_BRIEF_
Your output is the lines from the first one to the one containing "-1.962, -2.108, -2.181, -2.303, -2.391, -2.425]", repeated exactly, with images left out.

_DATA_
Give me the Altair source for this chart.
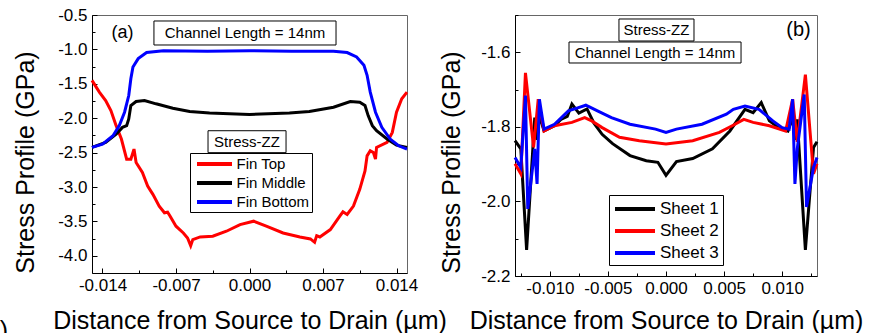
import altair as alt
import pandas as pd

FONT = "Liberation Sans"
MINUS = "\u2212"

# ---------------- Panel (a): Fin ----------------
a_top_x = [-0.0150, -0.0143, -0.0137, -0.0132, -0.0127, -0.0122, -0.0117, -0.0113, -0.0110, -0.0108,
           -0.0102, -0.0097, -0.0092, -0.0086, -0.0081, -0.0078, -0.0076, -0.0070, -0.0063, -0.0059,
           -0.0056, -0.0054, -0.0047, -0.0035, -0.0022, -0.0009, 0.0004, 0.0016, 0.0032, 0.0048,
           0.0058, 0.0062, 0.0064, 0.0067, 0.0077, 0.0086, 0.0089, 0.0093, 0.0099, 0.0105,
           0.0110, 0.0112, 0.0115, 0.0118, 0.0120, 0.0121, 0.0131, 0.0136, 0.0140, 0.0145, 0.0150]
a_top_y = [-1.45, -1.62, -1.743, -1.889, -2.108, -2.303, -2.595, -2.595, -2.449, -2.644,
           -2.79, -2.985, -3.107, -3.278, -3.375, -3.366, -3.414, -3.57, -3.668, -3.74,
           -3.853, -3.765, -3.726, -3.716, -3.643, -3.546, -3.497, -3.57, -3.668, -3.726,
           -3.755, -3.804, -3.707, -3.726, -3.619, -3.424, -3.36, -3.40, -3.278, -3.034,
           -2.766, -2.547, -2.474, -2.498, -2.595, -2.425, -2.352, -2.206, -1.913, -1.718, -1.62]

a_mid_x = [-0.0150, -0.0137, -0.0127, -0.0121, -0.0117, -0.0115, -0.0113, -0.0108, -0.0100, -0.0089,
           -0.0073, -0.0057, -0.0038, 0.0, 0.0038, 0.0057, 0.0080, 0.0096, 0.0105, 0.0110,
           0.0113, 0.0117, 0.0121, 0.0131, 0.0140, 0.0150]
a_mid_y = [-2.425, -2.352, -2.23, -2.133, -2.108, -2.011, -1.816, -1.757, -1.743, -1.791,
           -1.855, -1.904, -1.923, -1.947, -1.923, -1.904, -1.84, -1.757, -1.767, -1.816,
           -1.962, -2.108, -2.181, -2.303, -2.391, -2.425]

a_bot_x = [-0.0150, -0.0140, -0.0130, -0.0124, -0.0119, -0.0115, -0.0113, -0.0111, -0.0106, -0.0098,
           -0.0082, -0.0040, 0.0, 0.0040, 0.0080, 0.0093, 0.0102, 0.0109, 0.0112, 0.0115,
           0.0120, 0.0126, 0.0134, 0.0142, 0.0150]
a_bot_y = [-2.425, -2.376, -2.254, -2.108, -1.913, -1.67, -1.426, -1.255, -1.134, -1.046,
           -1.021, -1.026, -1.02, -1.026, -1.026, -1.046, -1.109, -1.231, -1.377, -1.621,
           -1.913, -2.133, -2.303, -2.401, -2.449]

a_series = ["Fin Top", "Fin Middle", "Fin Bottom"]
a_colors = ["#ff0000", "#000000", "#0000ff"]
a_xticks = [-0.014, -0.007, 0.0, 0.007, 0.014]
a_xminor = [-0.0105, -0.0035, 0.0035, 0.0105]
a_yticks = [-4.0, -3.5, -3.0, -2.5, -2.0, -1.5, -1.0, -0.5]
a_yminor = [-3.75, -3.25, -2.75, -2.25, -1.75, -1.25, -0.75]

# ---------------- Panel (b): Sheets ----------------
b_s1_x = [-0.0130, -0.0125, -0.0120, -0.0113, -0.0111, -0.0109, -0.0105, -0.0096, -0.0090, -0.0085,
          -0.0081, -0.0075, -0.0068, -0.0062, -0.0055, -0.0046, -0.0031, -0.0017, -0.0007, 0.0,
          0.0009, 0.0023, 0.0040, 0.0055, 0.0063, 0.0068, 0.0075, 0.0082, 0.0089, 0.0097,
          0.0105, 0.0109, 0.0111, 0.0113, 0.0120, 0.0127, 0.0130]
b_s1_y = [-1.837, -1.859, -2.130, -1.775, -1.835, -1.770, -1.811, -1.797, -1.779, -1.772,
          -1.739, -1.763, -1.752, -1.790, -1.820, -1.845, -1.877, -1.891, -1.895, -1.930,
          -1.893, -1.885, -1.859, -1.811, -1.775, -1.753, -1.762, -1.735, -1.784, -1.802,
          -1.811, -1.775, -1.835, -1.780, -2.130, -1.855, -1.840]

b_s2_x = [-0.0130, -0.0125, -0.0121, -0.0114, -0.0110, -0.0105, -0.0096, -0.0081, -0.0070, -0.0064,
          -0.0055, -0.0040, -0.0023, 0.0, 0.0023, 0.0046, 0.0057, 0.0067, 0.0075, 0.0089,
          0.0103, 0.0109, 0.0113, 0.0120, 0.0127, 0.0130]
b_s2_y = [-1.899, -1.926, -1.655, -1.855, -1.726, -1.811, -1.797, -1.788, -1.775, -1.784,
          -1.802, -1.828, -1.837, -1.846, -1.837, -1.815, -1.797, -1.780, -1.788, -1.797,
          -1.811, -1.726, -1.840, -1.660, -1.926, -1.899]

b_s3_x = [-0.0130, -0.0125, -0.0121, -0.0119, -0.0113, -0.0111, -0.0109, -0.0105, -0.0096, -0.0084,
          -0.0076, -0.0069, -0.0059, -0.0047, -0.0031, -0.0009, 0.0, 0.0009, 0.0031, 0.0052,
          0.0058, 0.0068, 0.0080, 0.0092, 0.0100, 0.0106, 0.0109, 0.0111, 0.0113, 0.0119,
          0.0121, 0.0127, 0.0130]
b_s3_y = [-1.882, -1.909, -1.716, -2.020, -1.859, -1.953, -1.726, -1.806, -1.793, -1.757,
          -1.749, -1.742, -1.757, -1.775, -1.793, -1.806, -1.815, -1.806, -1.793, -1.766,
          -1.753, -1.744, -1.753, -1.784, -1.802, -1.806, -1.726, -1.953, -1.859, -1.713,
          -2.015, -1.909, -1.882]

b_series = ["Sheet 1", "Sheet 2", "Sheet 3"]
b_colors = ["#000000", "#ff0000", "#0000ff"]
b_xticks = [-0.010, -0.005, 0.0, 0.005, 0.010]
b_xminor = [-0.0125, -0.0075, -0.0025, 0.0025, 0.0075, 0.0125]
b_yticks = [-2.2, -2.0, -1.8, -1.6]
b_yminor = [-2.1, -1.9, -1.7, -1.5]

x_title = "Distance from Source to Drain (\u00b5m)"
y_title = "Stress Profile (GPa)"


def long_df(series, xs, ys):
    rows = []
    for name, xv, yv in zip(series, xs, ys):
        for i, (a, b) in enumerate(zip(xv, yv)):
            rows.append({"x": a, "y": b, "s": name, "i": i})
    return pd.DataFrame(rows)


a_df = long_df(a_series, [a_top_x, a_mid_x, a_bot_x], [a_top_y, a_mid_y, a_bot_y])
b_df = long_df(b_series, [b_s1_x, b_s2_x, b_s3_x], [b_s1_y, b_s2_y, b_s3_y])

# annotation boxes / texts (data coordinates)
a_boxes = pd.DataFrame({"x": [-0.0091, -0.00395], "x2": [0.00824, 0.00348],
                        "y": [-0.587, -2.182], "y2": [-0.936, -2.501]})
a_texts = pd.DataFrame({"x": [-0.0121, -0.00043, -0.00024, -0.02338],
                        "y": [-0.762, -0.762, -2.342, -5.093],
                        "t": ["(a)", "Channel Length = 14nm", "Stress-ZZ", ")"],
                        "fs": [18, 15, 15, 25]})
b_boxes = pd.DataFrame({"x": [-0.00405, -0.00835], "x2": [0.00241, 0.00646],
                        "y": [-1.5107, -1.5724], "y2": [-1.5697, -1.6287]})
b_texts = pd.DataFrame({"x": [0.01141, -0.00082, -0.00095],
                        "y": [-1.540, -1.540, -1.6006],
                        "t": ["(b)", "Stress-ZZ", "Channel Length = 14nm"],
                        "fs": [20, 15, 15]})

LINE_SYMBOL = "M-2.5,0H2.5"


def lbl(fmt):
    return "replace(format(datum.value, '" + fmt + "'), '" + MINUS + "', '-')"


def panel(df, series, colors, xdom, ydom, xticks, xminor, yticks, yminor,
          w, h, xfmt, yfmt, x_title_y, y_title_x, y_title_y, leg, boxes, texts):
    xs = alt.Scale(domain=xdom, nice=False, zero=False)
    ys = alt.Scale(domain=ydom, nice=False, zero=False)
    lines = alt.Chart(df).mark_line(strokeWidth=3, strokeJoin="miter").encode(
        x=alt.X("x:Q", scale=xs, axis=alt.Axis(
            orient="bottom", values=xticks, labelExpr=lbl(xfmt), tickSize={"expr": "-5"},
            labelPadding=9, labelFlush=False, labelOverlap=False, title=x_title,
            titleY=x_title_y, titleBaseline="alphabetic", titleAlign="center")),
        y=alt.Y("y:Q", scale=ys, axis=alt.Axis(
            orient="left", values=yticks, labelExpr=lbl(yfmt), tickSize={"expr": "-5"},
            labelPadding=10, labelOverlap=False, title=y_title, titleX=y_title_x,
            titleY=y_title_y, titleAngle=270, titleBaseline="alphabetic", titleAlign="center")),
        color=alt.Color("s:N", scale=alt.Scale(domain=series, range=colors), legend=leg),
        detail="s:N",
        order="i:Q",
    )
    minor = alt.Chart(df).mark_point(opacity=0).encode(
        x=alt.X("x:Q", scale=xs, axis=alt.Axis(
            orient="bottom", values=xminor, labels=False, domain=False, title=None,
            tickSize={"expr": "-3"})),
        y=alt.Y("y:Q", scale=ys, axis=alt.Axis(
            orient="left", values=yminor, labels=False, domain=False, title=None,
            tickSize={"expr": "-3"})),
    )
    rects = alt.Chart(boxes).mark_rect(fill="white", stroke="black", strokeWidth=1).encode(
        x=alt.X("x:Q", scale=xs, axis=None), x2="x2:Q",
        y=alt.Y("y:Q", scale=ys, axis=None), y2="y2:Q",
    )
    txt = alt.Chart(texts).mark_text(font=FONT, color="black", align="center",
                                     baseline="middle").encode(
        x=alt.X("x:Q", scale=xs, axis=None),
        y=alt.Y("y:Q", scale=ys, axis=None),
        text="t:N",
        size=alt.Size("fs:Q", scale=None, legend=None),
    )
    return alt.layer(lines, minor, rects, txt).resolve_axis(
        x="independent", y="independent").properties(width=w, height=h)


a_leg = alt.Legend(title=None, orient="none", legendX=98, legendY=138, strokeColor="black",
                   fillColor="white", padding=2, rowPadding=2, labelFontSize=15, labelFont=FONT,
                   labelColor="black", symbolType=LINE_SYMBOL, symbolSize=196,
                   symbolStrokeWidth=4, symbolOffset=13.5, labelOffset=13)
b_leg = alt.Legend(title=None, orient="none", legendX=94, legendY=180, strokeColor="black",
                   fillColor="white", padding=4, rowPadding=4, labelFontSize=17, labelFont=FONT,
                   labelColor="black", symbolType=LINE_SYMBOL, symbolSize=256,
                   symbolStrokeWidth=4, symbolOffset=12, labelOffset=15)

left = panel(a_df, a_series, a_colors, [-0.015, 0.015], [-4.25, -0.5], a_xticks, a_xminor,
             a_yticks, a_yminor, 315, 258, ".3f", ".1f", 55, -59, 147, a_leg, a_boxes, a_texts)
right = panel(b_df, b_series, b_colors, [-0.013, 0.013], [-2.2, -1.5], b_xticks, b_xminor,
              b_yticks, b_yminor, 302, 261, ".3f", ".1f", 52, -56, 147, b_leg, b_boxes, b_texts)

chart = alt.hconcat(left, right, spacing=108, bounds="flush").resolve_scale(
    color="independent"
).properties(
    autosize=alt.AutoSizeParams(type="none"),
    padding={"left": 92, "top": 15, "right": 784, "bottom": 318},
    background="white",
).configure_view(
    stroke="#666666", strokeWidth=1
).configure_axis(
    labelFont=FONT, labelFontSize=17, labelColor="black",
    titleFont=FONT, titleFontSize=25, titleFontWeight="normal", titleColor="black",
    domainColor="black", tickColor="black", tickWidth=1, domainWidth=1, grid=False,
)

chart.save("out.html", embed_options={"renderer": "svg", "actions": False})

_SOLUTION_
Give me the Altair source for this chart.
import altair as alt
import pandas as pd

FONT = "Liberation Sans"
MINUS = "\u2212"

# ---------------- Panel (a): Fin ----------------
a_top_x = [-0.0150, -0.0143, -0.0137, -0.0132, -0.0127, -0.0122, -0.0117, -0.0113, -0.0110, -0.0108,
           -0.0102, -0.0097, -0.0092, -0.0086, -0.0081, -0.0078, -0.0076, -0.0070, -0.0063, -0.0059,
           -0.0056, -0.0054, -0.0047, -0.0035, -0.0022, -0.0009, 0.0004, 0.0016, 0.0032, 0.0048,
           0.0058, 0.0062, 0.0064, 0.0067, 0.0077, 0.0086, 0.0089, 0.0093, 0.0099, 0.0105,
           0.0110, 0.0112, 0.0115, 0.0118, 0.0120, 0.0121, 0.0131, 0.0136, 0.0140, 0.0145, 0.0150]
a_top_y = [-1.45, -1.62, -1.743, -1.889, -2.108, -2.303, -2.595, -2.595, -2.449, -2.644,
           -2.79, -2.985, -3.107, -3.278, -3.375, -3.366, -3.414, -3.57, -3.668, -3.74,
           -3.853, -3.765, -3.726, -3.716, -3.643, -3.546, -3.497, -3.57, -3.668, -3.726,
           -3.755, -3.804, -3.707, -3.726, -3.619, -3.424, -3.36, -3.40, -3.278, -3.034,
           -2.766, -2.547, -2.474, -2.498, -2.595, -2.425, -2.352, -2.206, -1.913, -1.718, -1.62]

a_mid_x = [-0.0150, -0.0137, -0.0127, -0.0121, -0.0117, -0.0115, -0.0113, -0.0108, -0.0100, -0.0089,
           -0.0073, -0.0057, -0.0038, 0.0, 0.0038, 0.0057, 0.0080, 0.0096, 0.0105, 0.0110,
           0.0113, 0.0117, 0.0121, 0.0131, 0.0140, 0.0150]
a_mid_y = [-2.425, -2.352, -2.23, -2.133, -2.108, -2.011, -1.816, -1.757, -1.743, -1.791,
           -1.855, -1.904, -1.923, -1.947, -1.923, -1.904, -1.84, -1.757, -1.767, -1.816,
           -1.962, -2.108, -2.181, -2.303, -2.391, -2.425]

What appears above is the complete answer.